We have now integrated Chemprop, a PyTorch-based framework, into our platform, enabling easy access with just a few clicks.
Model parameters
| Parameter | Description | Default |
|---|---|---|
| dataset_type | Type of dataset (e.g., classification or regression). Determines the training loss function. | Regression |
| metric | Evaluation metric. Does not impact training loss. Defaults to "AUC" for classification, "RMSE" for regression. | None |
| multiclass_num_classes | Number of classes when running multiclass classification. | 3 |
| num_folds | Number of folds when performing cross validation. | 1 |
| data_seed | Seed for data splitting. For multiple folds, increments by 1 for each fold. | 0 |
| split_sizes | Proportions for train/validation/test splits. | 0.8, 0.1, 0.1 |
| split_type | Data splitting method (e.g., random, cross-validation). | Random |
| activation | Activation function used in the model (e.g., ReLU, tanh). | ReLU |
| atom_messages | Uses messages on atoms rather than bonds. | False |
| message_bias | Adds bias to linear layers. | False |
| ensemble_size | Number of models in the ensemble. | 1 |
| message_hidden_dim | Hidden layer dimensionality in the message-passing network. | 300 |
| depth | Number of message-passing steps. | 3 |
| dropout | Dropout probability for training. | 0.0 |
| undirected | Sums bond vectors to treat edges as undirected. | False |
| ffn_hidden_dim | Hidden dimension size for the feed-forward network. | 300 |
| ffn_num_layers | Number of layers in the feed-forward network after message-passing encoding. | 2 |
| epochs | Total number of training epochs. | 50 |
| batch_size | Batch size for training. | 64 |
| warmup_epochs | Linear increase of learning rate from initial to max, then exponential decay to final. | 2.0 |
| init_lr | Starting learning rate for training. | 0.0001 |
| max_lr | Peak learning rate for training. | 0.001 |
| final_lr | Ending learning rate after decay. | 0.0001 |
| no_descriptor_scaling | Disables feature scaling for descriptors. | False |
Train
To train a model with Chemprop:
- Prepare dataset
- Ensure it includes a column with SMILES or molblocks.
- Set up the model
- Go to ML > Models > Train Model….
- Select dataset, specify the target column (values to predict), and the feature column (SMILES or molblocks).
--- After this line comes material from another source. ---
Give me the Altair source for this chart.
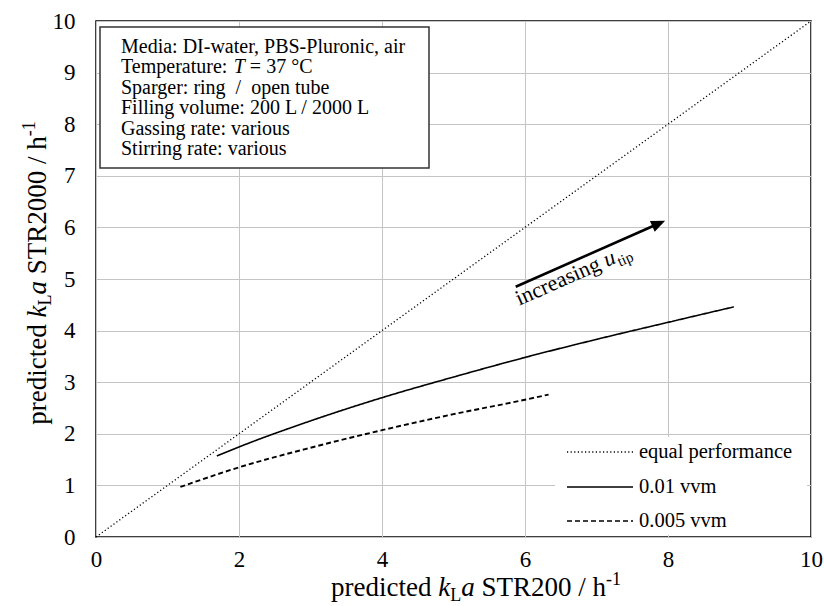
import math
import altair as alt
import pandas as pd

# ---------------- data ----------------
series_names = ["equal performance", "0.01 vvm", "0.005 vvm"]
equal_x = [0, 10]
equal_y = [0, 10]
vvm001_x = [1.69, 2.0, 3.0, 4.0, 5.0, 6.0, 7.0, 8.0, 8.92]
vvm001_y = [1.57, 1.745, 2.25, 2.70, 3.10, 3.48, 3.83, 4.16, 4.46]
vvm0005_x = [1.18, 2.0, 3.0, 4.0, 5.0, 6.0, 6.33]
vvm0005_y = [0.97, 1.35, 1.73, 2.07, 2.38, 2.66, 2.76]
arrow_x = [5.87, 7.96]
arrow_y = [4.85, 6.13]
label_anchor_x = [5.92]
label_anchor_y = [4.48]
x_ticks = [0, 2, 4, 6, 8, 10]
y_ticks = [0, 1, 2, 3, 4, 5, 6, 7, 8, 9, 10]
NB = "\u00a0"
info_lines = [
    "Media: DI-water, PBS-Pluronic, air",
    "Temperature:",
    "Sparger: ring " + NB + "/ " + NB + "open tube",
    "Filling volume: 200 L / 2000 L",
    "Gassing rate: various",
    "Stirring rate: various",
]

FONT = "Liberation Serif"
W, H = 715, 516
PXX, PXY = W / 10, H / 10

# Times (Liberation Serif) advance widths per 1000 em
REG = {' ': 250, NB: 250, 'p': 500, 'r': 333, 'e': 444, 'd': 500, 'i': 278, 'c': 444, 't': 278,
       'S': 556, 'T': 611, 'R': 667, '/': 278, 'h': 500, '-': 333, 'L': 611, 'a': 444,
       'u': 500, 'n': 500, 'g': 500, 's': 389, 'k': 500, 'l': 278, 'm': 778, ':': 278,
       '=': 564, '°': 400, 'C': 667, '.': 250}
ITA = {'k': 444, 'a': 500, 'u': 500, 'T': 556}


def tw(s, size, italic=False):
    table = ITA if italic else REG
    return sum(table.get(ch, REG.get(ch, 500)) for ch in s) * size / 1000.0


# ---------------- main lines ----------------
rows = []
for name, xs, ys in [(series_names[0], equal_x, equal_y),
                     (series_names[1], vvm001_x, vvm001_y),
                     (series_names[2], vvm0005_x, vvm0005_y)]:
    for i, (xv, yv) in enumerate(zip(xs, ys)):
        rows.append({"series": name, "x": xv, "y": yv, "order": i})
df = pd.DataFrame(rows)

xsc = alt.Scale(domain=[0, 10], nice=False, zero=False)
ysc = alt.Scale(domain=[0, 10], nice=False, zero=False)
X = alt.X("x:Q", scale=xsc, axis=alt.Axis(values=x_ticks, title=None, labelPadding=11))
Y = alt.Y("y:Q", scale=ysc, axis=alt.Axis(values=y_ticks, title=None, labelPadding=21))

lines = alt.Chart(df).mark_line(color="black", interpolate="monotone").encode(
    x=X, y=Y, order="order:Q",
    strokeDash=alt.StrokeDash("series:N", legend=None,
                              scale=alt.Scale(domain=series_names, range=[[1.2, 2.4], [1, 0], [5, 3]])),
    strokeWidth=alt.StrokeWidth("series:N", legend=None,
                                scale=alt.Scale(domain=series_names, range=[1.3, 1.9, 1.8])),
)

one = pd.DataFrame({"k": [0]})

# ---------------- arrow ----------------
dxp = (arrow_x[1] - arrow_x[0]) * PXX
dyp = (arrow_y[1] - arrow_y[0]) * PXY
ang = math.degrees(math.atan2(dyp, dxp))
shaft_back = 10.0
df_arrow = pd.DataFrame({
    "x": [arrow_x[0]], "y": [arrow_y[0]],
    "x2": [arrow_x[1] - shaft_back * math.cos(math.radians(ang)) / PXX],
    "y2": [arrow_y[1] - shaft_back * math.sin(math.radians(ang)) / PXY],
})
shaft = alt.Chart(df_arrow).mark_rule(color="black", strokeWidth=2.6).encode(
    x=X, y=Y, x2="x2:Q", y2="y2:Q")
head = alt.Chart(pd.DataFrame({"x": [arrow_x[1]], "y": [arrow_y[1]]})).mark_point(
    shape="M0,0L-1,-0.42L-1,0.42Z", filled=True, size=784, angle=360 - ang,
    color="black", opacity=1).encode(x=X, y=Y)

# arrow label: "increasing u_tip"
lab_df = pd.DataFrame({"x": label_anchor_x, "y": label_anchor_y})
rot = 360 - ang
s1 = tw("increasing ", 22)
s2 = s1 + tw("u", 22, True) + 1
lab_layers = [
    alt.Chart(lab_df).mark_text(text="increasing", font=FONT, fontSize=22, align="left",
                                baseline="alphabetic", angle=rot, color="black").encode(x=X, y=Y),
    alt.Chart(lab_df).mark_text(text="u", font=FONT, fontSize=22, fontStyle="italic", align="left",
                                baseline="alphabetic", angle=rot, dx=s1, color="black").encode(x=X, y=Y),
    alt.Chart(lab_df).mark_text(text="tip", font=FONT, fontSize=15, align="left",
                                baseline="alphabetic", angle=rot, dx=s2, dy=5, color="black").encode(x=X, y=Y),
]

# ---------------- info box ----------------
box = alt.Chart(one).mark_rect(fill="white", stroke="#333333", strokeWidth=1.5).encode(
    x=alt.value(4), x2=alt.value(333), y=alt.value(6), y2=alt.value(147))
LH = 20.4
info_text = alt.Chart(one).mark_text(text=info_lines, font=FONT, fontSize=20, align="left",
                                     baseline="alphabetic", lineHeight=LH, color="black").encode(
    x=alt.value(25), y=alt.value(32))
wt = tw("Temperature: ", 20)
info_T = alt.Chart(one).mark_text(text="T", font=FONT, fontSize=20, fontStyle="italic", align="left",
                                  baseline="alphabetic", color="black").encode(
    x=alt.value(25 + wt), y=alt.value(32 + LH))
info_rest = alt.Chart(one).mark_text(text="= 37 °C", font=FONT, fontSize=20, align="left",
                                     baseline="alphabetic", color="black").encode(
    x=alt.value(25 + wt + tw("T", 20, True) + tw(" ", 20)), y=alt.value(32 + LH))

# ---------------- legend ----------------
leg_bg = alt.Chart(one).mark_rect(fill="white", stroke=None).encode(
    x=alt.value(459), x2=alt.value(711), y=alt.value(416), y2=alt.value(514))
leg_rows = [431, 466, 500]
leg_dash = [[1.2, 2.4], [1, 0], [5, 3]]
leg_layers = [leg_bg]
for name, yy, dash in zip(series_names, leg_rows, leg_dash):
    leg_layers.append(alt.Chart(one).mark_rule(color="black", strokeWidth=1.6, strokeDash=dash).encode(
        x=alt.value(471), x2=alt.value(537), y=alt.value(yy)))
    leg_layers.append(alt.Chart(one).mark_text(text=name, font=FONT, fontSize=20.5, align="left",
                                               baseline="middle", color="black").encode(
        x=alt.value(543), y=alt.value(yy)))


# ---------------- axis titles (composed) ----------------
def title_pieces(main_text, big, small, x0, y0, angle, horizontal):
    sp = tw(" ", big)
    # (text, size, italic, baseline shift, gap before)
    parts = [("predicted", big, False, 0, 0), ("k", big, True, 0, sp), ("L", small, False, 5, 0),
             ("a", big, True, 0, 0), (main_text, big, False, 0, sp), ("-1", small, False, -11, 0)]
    total = sum(tw(t, s, it) + g for t, s, it, _, g in parts)
    layers = []
    pos = 0.0
    for t, s, it, d, g in parts:
        pos += g
        kw = dict(text=t, font=FONT, fontSize=s, align="left", baseline="alphabetic",
                  color="black", dx=pos, dy=d)
        if it:
            kw["fontStyle"] = "italic"
        if angle:
            kw["angle"] = angle
        if horizontal:
            ex = dict(x=alt.value(x0 - total / 2), y=alt.value(y0))
        else:
            ex = dict(x=alt.value(x0), y=alt.value(y0 + total / 2))
        layers.append(alt.Chart(one).mark_text(**kw).encode(**ex))
        pos += tw(t, s, it)
    return layers


xt = title_pieces("STR200 / h", 27, 18, 380, 575, None, True)
yt = title_pieces("STR2000 / h", 27, 18, -50, 252, 270, False)

chart = alt.layer(
    lines, box, info_text, info_T, info_rest, *leg_layers, shaft, head, *lab_layers, *xt, *yt
).properties(
    width=W, height=H,
    padding={"left": 96, "top": 21, "right": 13, "bottom": 69},
    autosize=alt.AutoSizeParams(type="none"),
    background="white",
).configure_view(
    stroke="black", strokeWidth=1.5
).configure_axis(
    labelFont=FONT, labelFontSize=23, labelColor="black", grid=True, gridColor="#c4c4c4",
    gridWidth=1, domain=False, ticks=False, labelFlush=False,
)

chart.save("out.html", embed_options={"renderer": "svg", "actions": False})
- Choose Chemprop as the model engine
- From available engines, select Chemprop.
- Adjust model settings
- Configure training parameters (epochs, batch size, learning rate) and evaluation metrics as needed.
- Train model
- Click Train to start the training process and generate the model.

Predict
Once training is complete, follow these steps to apply a trained model for predictions:
- Select the dataset
- Choose the table containing the features for prediction.
- Apply the model
- Go to ML > Models > Apply Model.
- Select the trained model you wish to use from the available options.
- Generate predictions
- Click Apply Model to make predictions on the selected dataset.